**Written request**
Return the lines from the one that contains "Write the React, TypeScript" through the one that contains "XAxis, YAxis, ReferenceArea", both included, exactly as written and with nothing added.

START The input

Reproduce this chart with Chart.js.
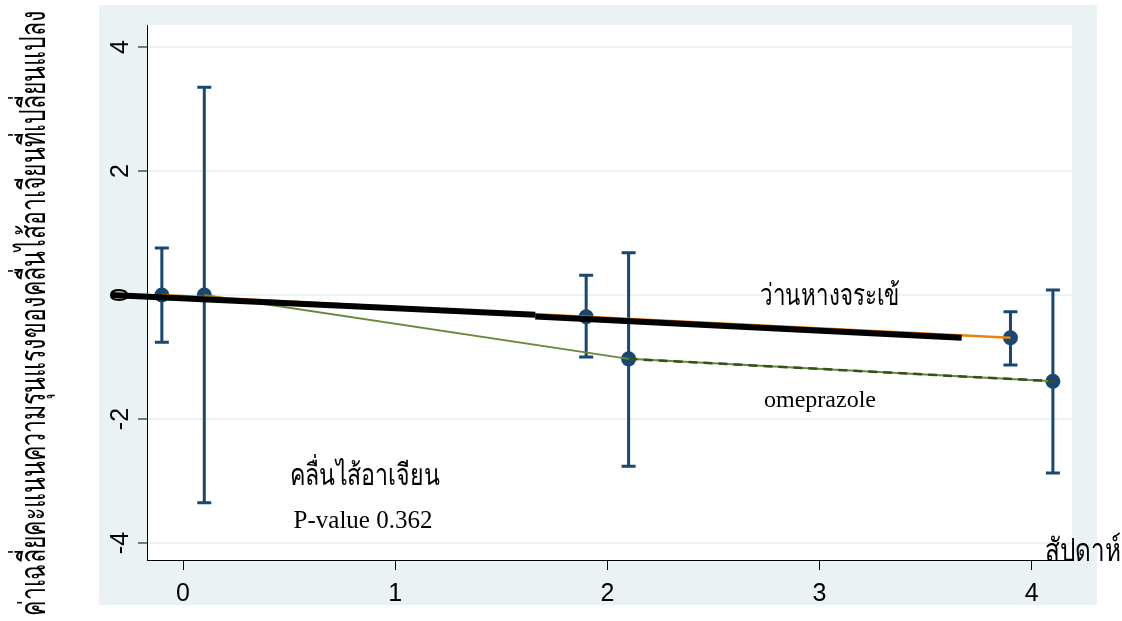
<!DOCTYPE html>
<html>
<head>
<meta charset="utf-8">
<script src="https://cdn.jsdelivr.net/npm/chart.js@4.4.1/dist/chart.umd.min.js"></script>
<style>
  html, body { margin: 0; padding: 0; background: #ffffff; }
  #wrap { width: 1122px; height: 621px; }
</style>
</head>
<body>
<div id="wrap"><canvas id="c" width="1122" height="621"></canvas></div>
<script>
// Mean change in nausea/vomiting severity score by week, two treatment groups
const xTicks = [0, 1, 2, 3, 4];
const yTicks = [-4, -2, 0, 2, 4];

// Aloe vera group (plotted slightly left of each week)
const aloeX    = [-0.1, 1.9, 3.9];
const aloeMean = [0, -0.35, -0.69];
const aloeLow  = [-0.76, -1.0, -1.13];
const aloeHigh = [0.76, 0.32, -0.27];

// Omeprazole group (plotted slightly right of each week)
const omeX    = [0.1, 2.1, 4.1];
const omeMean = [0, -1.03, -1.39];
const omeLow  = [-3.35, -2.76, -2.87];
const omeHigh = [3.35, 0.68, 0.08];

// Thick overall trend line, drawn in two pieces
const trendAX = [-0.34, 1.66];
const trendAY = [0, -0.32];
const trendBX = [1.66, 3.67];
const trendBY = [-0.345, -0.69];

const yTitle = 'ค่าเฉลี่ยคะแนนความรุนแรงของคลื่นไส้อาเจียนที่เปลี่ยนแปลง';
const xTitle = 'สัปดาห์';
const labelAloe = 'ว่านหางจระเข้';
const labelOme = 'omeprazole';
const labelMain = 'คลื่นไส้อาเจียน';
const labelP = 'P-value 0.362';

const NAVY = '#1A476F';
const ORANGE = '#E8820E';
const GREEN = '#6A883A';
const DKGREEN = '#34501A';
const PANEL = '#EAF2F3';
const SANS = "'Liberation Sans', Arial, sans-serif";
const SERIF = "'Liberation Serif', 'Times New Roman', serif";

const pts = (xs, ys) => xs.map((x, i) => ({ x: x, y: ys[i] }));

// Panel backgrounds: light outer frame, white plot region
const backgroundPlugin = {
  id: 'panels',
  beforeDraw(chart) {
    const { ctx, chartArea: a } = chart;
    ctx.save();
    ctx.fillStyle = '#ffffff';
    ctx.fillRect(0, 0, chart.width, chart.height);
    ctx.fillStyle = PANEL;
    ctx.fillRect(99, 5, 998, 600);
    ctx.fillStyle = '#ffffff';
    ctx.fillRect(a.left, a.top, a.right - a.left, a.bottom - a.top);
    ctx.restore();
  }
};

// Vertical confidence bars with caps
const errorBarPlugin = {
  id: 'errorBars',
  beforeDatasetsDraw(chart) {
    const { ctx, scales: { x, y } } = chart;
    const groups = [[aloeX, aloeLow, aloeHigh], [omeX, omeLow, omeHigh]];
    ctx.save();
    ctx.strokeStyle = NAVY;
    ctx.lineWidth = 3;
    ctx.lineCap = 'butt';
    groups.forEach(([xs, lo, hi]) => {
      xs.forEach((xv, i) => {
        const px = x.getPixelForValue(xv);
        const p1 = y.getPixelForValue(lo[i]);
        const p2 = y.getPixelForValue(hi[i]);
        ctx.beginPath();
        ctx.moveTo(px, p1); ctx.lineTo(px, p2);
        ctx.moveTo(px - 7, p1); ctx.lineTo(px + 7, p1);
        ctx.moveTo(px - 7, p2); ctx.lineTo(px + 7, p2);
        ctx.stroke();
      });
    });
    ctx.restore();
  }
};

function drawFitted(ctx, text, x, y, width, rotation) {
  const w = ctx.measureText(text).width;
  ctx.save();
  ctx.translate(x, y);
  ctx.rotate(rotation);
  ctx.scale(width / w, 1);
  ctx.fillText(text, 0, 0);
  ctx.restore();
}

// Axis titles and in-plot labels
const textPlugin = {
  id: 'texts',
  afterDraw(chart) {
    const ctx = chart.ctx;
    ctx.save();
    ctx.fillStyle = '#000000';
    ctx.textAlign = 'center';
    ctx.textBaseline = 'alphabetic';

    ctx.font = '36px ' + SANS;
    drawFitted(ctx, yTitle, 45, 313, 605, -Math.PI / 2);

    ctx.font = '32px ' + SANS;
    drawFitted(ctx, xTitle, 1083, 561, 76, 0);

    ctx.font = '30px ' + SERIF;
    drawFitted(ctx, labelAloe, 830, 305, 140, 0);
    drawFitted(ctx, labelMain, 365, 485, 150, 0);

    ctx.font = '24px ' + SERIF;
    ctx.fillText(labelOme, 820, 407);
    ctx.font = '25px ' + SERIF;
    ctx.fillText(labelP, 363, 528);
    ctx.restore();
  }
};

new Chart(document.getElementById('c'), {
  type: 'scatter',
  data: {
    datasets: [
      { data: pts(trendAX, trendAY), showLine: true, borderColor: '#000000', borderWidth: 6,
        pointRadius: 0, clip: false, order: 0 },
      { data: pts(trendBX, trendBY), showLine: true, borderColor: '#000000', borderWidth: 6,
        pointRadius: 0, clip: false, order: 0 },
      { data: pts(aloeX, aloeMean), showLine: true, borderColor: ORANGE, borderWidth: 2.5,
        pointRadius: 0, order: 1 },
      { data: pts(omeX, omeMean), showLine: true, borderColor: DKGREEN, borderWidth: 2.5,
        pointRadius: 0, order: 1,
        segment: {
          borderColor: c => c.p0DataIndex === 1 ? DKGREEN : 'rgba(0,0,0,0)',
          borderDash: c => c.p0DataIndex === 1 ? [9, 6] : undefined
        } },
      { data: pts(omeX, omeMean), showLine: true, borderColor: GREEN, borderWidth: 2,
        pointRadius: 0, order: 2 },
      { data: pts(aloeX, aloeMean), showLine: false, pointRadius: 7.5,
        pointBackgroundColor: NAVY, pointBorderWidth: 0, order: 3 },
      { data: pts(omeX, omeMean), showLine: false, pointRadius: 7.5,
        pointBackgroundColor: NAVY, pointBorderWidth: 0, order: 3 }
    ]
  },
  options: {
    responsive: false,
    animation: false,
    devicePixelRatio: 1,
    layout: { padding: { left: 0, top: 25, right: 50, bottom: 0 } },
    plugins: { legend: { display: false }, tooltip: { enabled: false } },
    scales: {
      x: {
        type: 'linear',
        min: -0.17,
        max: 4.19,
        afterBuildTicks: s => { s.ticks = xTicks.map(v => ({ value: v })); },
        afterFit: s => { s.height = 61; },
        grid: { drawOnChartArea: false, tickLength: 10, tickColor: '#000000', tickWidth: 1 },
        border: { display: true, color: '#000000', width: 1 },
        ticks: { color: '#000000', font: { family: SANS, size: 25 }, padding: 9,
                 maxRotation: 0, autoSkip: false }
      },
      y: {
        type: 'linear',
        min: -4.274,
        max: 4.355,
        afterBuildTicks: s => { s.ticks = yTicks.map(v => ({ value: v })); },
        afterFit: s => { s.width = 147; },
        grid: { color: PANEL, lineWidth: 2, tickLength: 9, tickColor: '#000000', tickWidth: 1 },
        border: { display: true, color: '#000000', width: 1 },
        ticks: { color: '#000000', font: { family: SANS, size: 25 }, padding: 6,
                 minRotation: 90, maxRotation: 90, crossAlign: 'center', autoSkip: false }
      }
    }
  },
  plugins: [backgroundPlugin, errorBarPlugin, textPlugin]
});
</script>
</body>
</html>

END The input
START The input

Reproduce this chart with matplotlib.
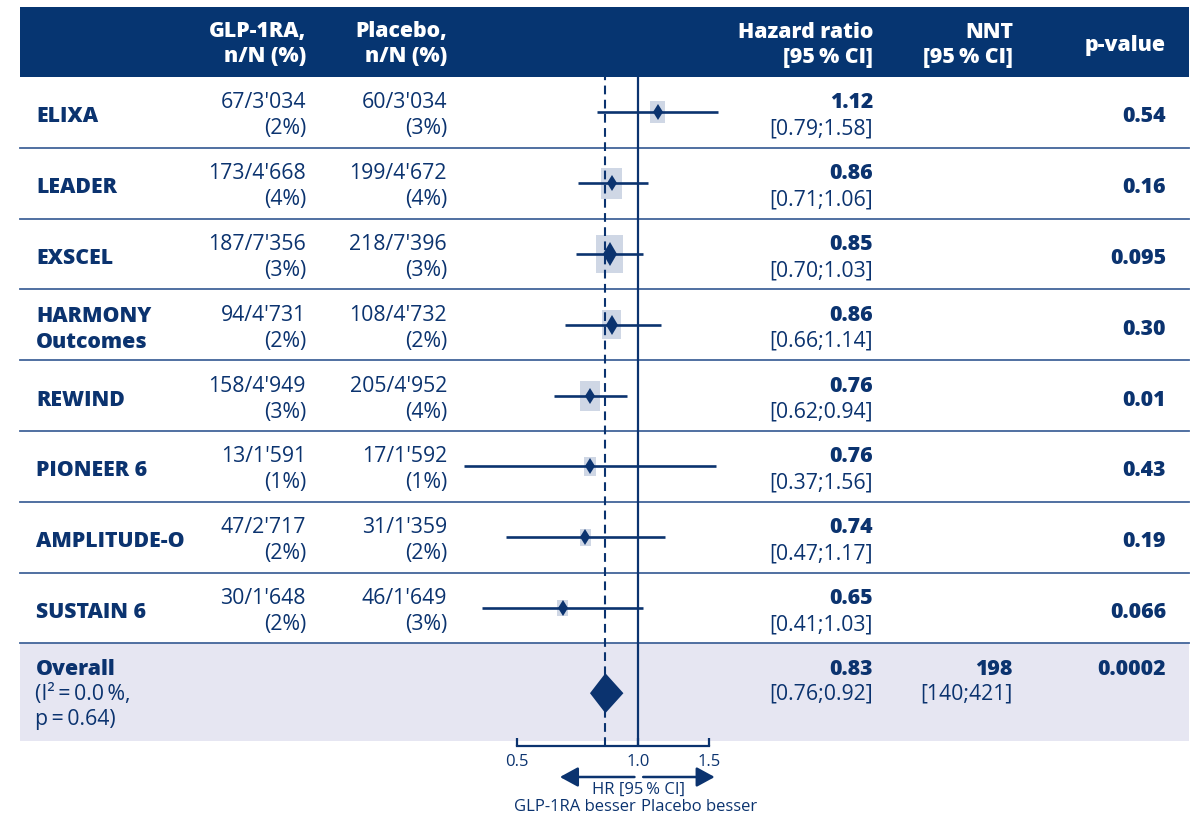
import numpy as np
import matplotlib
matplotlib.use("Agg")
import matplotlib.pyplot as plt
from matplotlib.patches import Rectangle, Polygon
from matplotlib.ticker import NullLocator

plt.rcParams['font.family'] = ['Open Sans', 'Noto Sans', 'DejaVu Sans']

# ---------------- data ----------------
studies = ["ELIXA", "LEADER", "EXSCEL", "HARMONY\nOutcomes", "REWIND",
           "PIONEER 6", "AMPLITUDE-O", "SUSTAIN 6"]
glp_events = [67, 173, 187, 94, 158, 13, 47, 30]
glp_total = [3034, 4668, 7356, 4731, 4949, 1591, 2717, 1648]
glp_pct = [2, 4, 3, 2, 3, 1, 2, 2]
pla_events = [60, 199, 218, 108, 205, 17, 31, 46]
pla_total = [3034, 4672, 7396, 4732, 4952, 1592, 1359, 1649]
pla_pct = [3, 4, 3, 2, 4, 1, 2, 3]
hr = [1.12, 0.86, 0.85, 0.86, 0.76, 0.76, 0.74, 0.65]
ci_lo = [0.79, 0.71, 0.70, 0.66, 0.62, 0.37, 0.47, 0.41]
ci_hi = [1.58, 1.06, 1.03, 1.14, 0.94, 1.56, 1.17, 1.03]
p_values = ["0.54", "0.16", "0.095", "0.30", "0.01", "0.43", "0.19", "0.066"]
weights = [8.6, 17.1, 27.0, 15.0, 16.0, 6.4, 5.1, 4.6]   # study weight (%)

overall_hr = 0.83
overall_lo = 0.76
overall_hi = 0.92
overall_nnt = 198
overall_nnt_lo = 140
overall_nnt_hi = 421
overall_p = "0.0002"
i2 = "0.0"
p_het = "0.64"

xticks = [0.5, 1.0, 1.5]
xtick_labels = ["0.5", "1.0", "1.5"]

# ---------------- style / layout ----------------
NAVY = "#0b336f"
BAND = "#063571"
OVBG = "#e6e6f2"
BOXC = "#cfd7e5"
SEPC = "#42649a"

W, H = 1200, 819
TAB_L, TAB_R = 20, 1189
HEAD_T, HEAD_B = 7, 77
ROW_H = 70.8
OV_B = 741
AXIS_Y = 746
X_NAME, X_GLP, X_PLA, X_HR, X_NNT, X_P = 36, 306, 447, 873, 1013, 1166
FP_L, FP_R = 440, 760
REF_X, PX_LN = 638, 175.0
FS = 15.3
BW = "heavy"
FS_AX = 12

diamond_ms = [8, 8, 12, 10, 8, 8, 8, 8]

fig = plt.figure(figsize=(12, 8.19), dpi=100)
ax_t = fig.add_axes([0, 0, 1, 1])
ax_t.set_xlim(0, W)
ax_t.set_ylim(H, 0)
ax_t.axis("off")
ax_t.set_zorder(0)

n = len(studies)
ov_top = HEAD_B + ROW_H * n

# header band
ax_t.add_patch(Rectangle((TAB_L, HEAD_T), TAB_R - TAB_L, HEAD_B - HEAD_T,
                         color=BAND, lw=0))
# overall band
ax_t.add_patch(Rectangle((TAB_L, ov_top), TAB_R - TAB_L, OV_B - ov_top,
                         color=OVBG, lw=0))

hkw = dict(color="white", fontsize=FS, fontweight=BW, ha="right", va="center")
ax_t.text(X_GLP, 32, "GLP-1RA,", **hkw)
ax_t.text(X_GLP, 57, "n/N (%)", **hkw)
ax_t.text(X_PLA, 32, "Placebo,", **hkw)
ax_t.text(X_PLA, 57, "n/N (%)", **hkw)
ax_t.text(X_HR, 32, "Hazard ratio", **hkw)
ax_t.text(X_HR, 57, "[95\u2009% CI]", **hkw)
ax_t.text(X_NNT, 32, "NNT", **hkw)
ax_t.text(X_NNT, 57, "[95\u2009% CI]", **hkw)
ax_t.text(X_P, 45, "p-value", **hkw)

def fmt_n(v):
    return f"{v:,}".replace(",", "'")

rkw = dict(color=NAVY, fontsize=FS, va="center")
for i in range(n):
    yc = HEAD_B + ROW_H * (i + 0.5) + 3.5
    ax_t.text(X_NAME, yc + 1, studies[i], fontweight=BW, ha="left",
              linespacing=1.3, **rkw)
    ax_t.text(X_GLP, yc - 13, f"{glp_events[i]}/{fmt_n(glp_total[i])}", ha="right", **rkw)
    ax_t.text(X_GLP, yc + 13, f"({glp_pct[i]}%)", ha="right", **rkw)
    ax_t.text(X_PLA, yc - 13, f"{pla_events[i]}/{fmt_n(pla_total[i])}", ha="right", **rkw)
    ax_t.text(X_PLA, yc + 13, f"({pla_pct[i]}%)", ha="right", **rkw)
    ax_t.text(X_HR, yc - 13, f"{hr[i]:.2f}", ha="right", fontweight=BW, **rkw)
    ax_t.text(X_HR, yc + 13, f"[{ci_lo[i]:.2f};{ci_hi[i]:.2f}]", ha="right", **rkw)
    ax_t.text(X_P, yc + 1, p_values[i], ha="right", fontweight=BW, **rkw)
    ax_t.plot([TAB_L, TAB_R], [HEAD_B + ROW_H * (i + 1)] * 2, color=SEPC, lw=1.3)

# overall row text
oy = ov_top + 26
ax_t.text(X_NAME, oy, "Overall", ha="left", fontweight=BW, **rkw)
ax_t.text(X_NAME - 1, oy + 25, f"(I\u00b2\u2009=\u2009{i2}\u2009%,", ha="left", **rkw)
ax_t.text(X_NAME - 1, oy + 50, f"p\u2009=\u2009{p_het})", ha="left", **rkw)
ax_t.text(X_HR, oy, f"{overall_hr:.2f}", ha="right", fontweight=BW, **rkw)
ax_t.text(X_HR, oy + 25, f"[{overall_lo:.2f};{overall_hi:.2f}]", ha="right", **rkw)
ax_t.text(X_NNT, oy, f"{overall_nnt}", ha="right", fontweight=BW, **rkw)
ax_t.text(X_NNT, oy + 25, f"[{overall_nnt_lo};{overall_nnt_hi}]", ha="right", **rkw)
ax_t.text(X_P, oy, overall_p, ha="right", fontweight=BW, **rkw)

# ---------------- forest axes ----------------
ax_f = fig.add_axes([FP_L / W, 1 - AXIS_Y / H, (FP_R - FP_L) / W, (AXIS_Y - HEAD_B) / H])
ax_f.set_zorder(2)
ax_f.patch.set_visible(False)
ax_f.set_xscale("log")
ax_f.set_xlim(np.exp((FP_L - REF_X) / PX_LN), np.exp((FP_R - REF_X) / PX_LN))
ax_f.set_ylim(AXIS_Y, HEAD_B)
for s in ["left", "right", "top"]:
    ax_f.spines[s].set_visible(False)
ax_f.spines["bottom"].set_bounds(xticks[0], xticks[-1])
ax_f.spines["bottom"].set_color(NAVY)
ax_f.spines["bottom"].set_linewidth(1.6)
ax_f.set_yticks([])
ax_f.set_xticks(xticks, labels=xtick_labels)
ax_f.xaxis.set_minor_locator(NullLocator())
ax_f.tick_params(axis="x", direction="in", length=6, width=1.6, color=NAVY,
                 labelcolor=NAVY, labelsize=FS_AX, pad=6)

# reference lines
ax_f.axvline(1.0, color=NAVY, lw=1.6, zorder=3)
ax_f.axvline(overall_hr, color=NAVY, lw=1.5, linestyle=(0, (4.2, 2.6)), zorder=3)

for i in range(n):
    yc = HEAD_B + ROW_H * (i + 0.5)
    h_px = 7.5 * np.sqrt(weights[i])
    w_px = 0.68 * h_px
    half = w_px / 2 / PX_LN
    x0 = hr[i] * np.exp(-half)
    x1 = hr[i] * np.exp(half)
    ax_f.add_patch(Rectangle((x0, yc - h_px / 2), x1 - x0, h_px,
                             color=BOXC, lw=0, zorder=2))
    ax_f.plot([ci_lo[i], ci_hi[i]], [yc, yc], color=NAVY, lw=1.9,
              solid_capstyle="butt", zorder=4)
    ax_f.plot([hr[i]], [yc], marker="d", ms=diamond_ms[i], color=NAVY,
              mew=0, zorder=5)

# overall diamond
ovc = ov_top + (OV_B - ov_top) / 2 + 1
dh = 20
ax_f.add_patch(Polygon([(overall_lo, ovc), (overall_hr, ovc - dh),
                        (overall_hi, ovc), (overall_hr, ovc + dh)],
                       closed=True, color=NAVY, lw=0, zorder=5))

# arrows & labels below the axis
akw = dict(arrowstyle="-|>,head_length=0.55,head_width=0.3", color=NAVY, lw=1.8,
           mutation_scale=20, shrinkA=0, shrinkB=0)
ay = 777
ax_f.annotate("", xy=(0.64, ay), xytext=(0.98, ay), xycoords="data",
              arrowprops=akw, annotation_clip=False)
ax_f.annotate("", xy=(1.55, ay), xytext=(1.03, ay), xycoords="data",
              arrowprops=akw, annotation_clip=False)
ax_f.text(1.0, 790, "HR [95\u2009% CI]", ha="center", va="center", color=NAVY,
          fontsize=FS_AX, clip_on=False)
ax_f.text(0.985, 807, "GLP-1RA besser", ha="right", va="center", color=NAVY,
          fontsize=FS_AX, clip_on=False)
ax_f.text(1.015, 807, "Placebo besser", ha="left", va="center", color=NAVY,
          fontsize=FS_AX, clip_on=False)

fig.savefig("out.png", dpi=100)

END The input
START The input

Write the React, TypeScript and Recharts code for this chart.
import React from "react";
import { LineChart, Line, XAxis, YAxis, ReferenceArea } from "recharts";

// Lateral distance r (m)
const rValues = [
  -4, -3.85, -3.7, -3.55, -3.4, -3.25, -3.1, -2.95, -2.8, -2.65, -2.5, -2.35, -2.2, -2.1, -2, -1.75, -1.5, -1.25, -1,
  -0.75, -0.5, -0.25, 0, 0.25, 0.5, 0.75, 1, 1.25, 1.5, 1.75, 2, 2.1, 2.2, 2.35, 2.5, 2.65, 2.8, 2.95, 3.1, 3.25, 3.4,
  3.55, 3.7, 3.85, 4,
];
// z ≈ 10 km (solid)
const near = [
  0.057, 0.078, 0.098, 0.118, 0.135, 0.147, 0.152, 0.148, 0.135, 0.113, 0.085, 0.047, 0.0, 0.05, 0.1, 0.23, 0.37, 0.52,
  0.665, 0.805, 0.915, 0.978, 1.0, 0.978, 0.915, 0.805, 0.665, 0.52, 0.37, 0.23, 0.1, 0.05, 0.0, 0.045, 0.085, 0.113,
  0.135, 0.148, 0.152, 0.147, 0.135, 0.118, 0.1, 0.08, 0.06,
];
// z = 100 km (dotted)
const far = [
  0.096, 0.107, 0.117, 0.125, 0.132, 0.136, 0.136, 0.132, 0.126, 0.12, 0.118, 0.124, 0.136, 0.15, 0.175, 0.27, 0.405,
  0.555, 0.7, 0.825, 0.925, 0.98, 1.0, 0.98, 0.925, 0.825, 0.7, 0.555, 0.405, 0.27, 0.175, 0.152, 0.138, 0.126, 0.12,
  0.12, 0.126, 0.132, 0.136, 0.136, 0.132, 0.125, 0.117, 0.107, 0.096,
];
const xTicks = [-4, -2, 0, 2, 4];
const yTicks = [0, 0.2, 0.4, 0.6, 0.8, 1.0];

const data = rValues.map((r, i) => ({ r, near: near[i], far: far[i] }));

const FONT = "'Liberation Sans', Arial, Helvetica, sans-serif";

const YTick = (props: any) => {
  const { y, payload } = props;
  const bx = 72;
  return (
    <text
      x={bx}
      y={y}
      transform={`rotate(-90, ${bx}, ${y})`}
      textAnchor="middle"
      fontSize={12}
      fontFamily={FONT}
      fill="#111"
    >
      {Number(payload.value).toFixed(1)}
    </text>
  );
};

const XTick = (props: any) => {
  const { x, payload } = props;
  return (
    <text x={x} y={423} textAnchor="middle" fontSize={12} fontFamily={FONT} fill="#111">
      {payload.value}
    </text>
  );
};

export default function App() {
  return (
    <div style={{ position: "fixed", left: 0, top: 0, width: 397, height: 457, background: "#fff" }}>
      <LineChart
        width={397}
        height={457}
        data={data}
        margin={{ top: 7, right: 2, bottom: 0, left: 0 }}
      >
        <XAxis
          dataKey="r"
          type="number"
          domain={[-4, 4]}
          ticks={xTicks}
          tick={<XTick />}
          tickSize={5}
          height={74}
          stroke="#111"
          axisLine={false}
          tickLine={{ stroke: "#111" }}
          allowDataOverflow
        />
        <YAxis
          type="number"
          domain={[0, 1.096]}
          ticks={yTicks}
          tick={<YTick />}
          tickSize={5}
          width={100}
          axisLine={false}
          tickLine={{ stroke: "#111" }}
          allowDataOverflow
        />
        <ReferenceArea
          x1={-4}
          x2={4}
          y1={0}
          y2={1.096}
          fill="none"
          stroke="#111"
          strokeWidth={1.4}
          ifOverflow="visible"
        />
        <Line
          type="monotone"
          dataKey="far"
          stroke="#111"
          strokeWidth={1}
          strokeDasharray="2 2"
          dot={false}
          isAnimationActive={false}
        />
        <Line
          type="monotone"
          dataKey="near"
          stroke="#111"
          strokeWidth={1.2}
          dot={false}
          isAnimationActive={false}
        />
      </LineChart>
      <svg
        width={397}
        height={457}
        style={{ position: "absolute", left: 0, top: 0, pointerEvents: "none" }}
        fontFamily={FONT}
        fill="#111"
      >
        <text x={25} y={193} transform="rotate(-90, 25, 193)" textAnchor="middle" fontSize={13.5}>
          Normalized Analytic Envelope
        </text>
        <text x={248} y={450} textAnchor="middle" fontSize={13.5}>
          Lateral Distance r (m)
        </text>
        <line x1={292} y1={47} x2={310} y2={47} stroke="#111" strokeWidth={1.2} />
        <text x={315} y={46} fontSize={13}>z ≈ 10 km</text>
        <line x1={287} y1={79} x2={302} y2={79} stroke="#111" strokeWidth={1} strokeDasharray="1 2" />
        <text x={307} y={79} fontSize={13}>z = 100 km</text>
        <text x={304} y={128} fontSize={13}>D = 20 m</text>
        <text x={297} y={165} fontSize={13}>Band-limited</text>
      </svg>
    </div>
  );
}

END The input

**Result for this task**
Write the React, TypeScript and Recharts code for this chart.
import React from "react";
import { LineChart, Line, XAxis, YAxis, ReferenceArea } from "recharts";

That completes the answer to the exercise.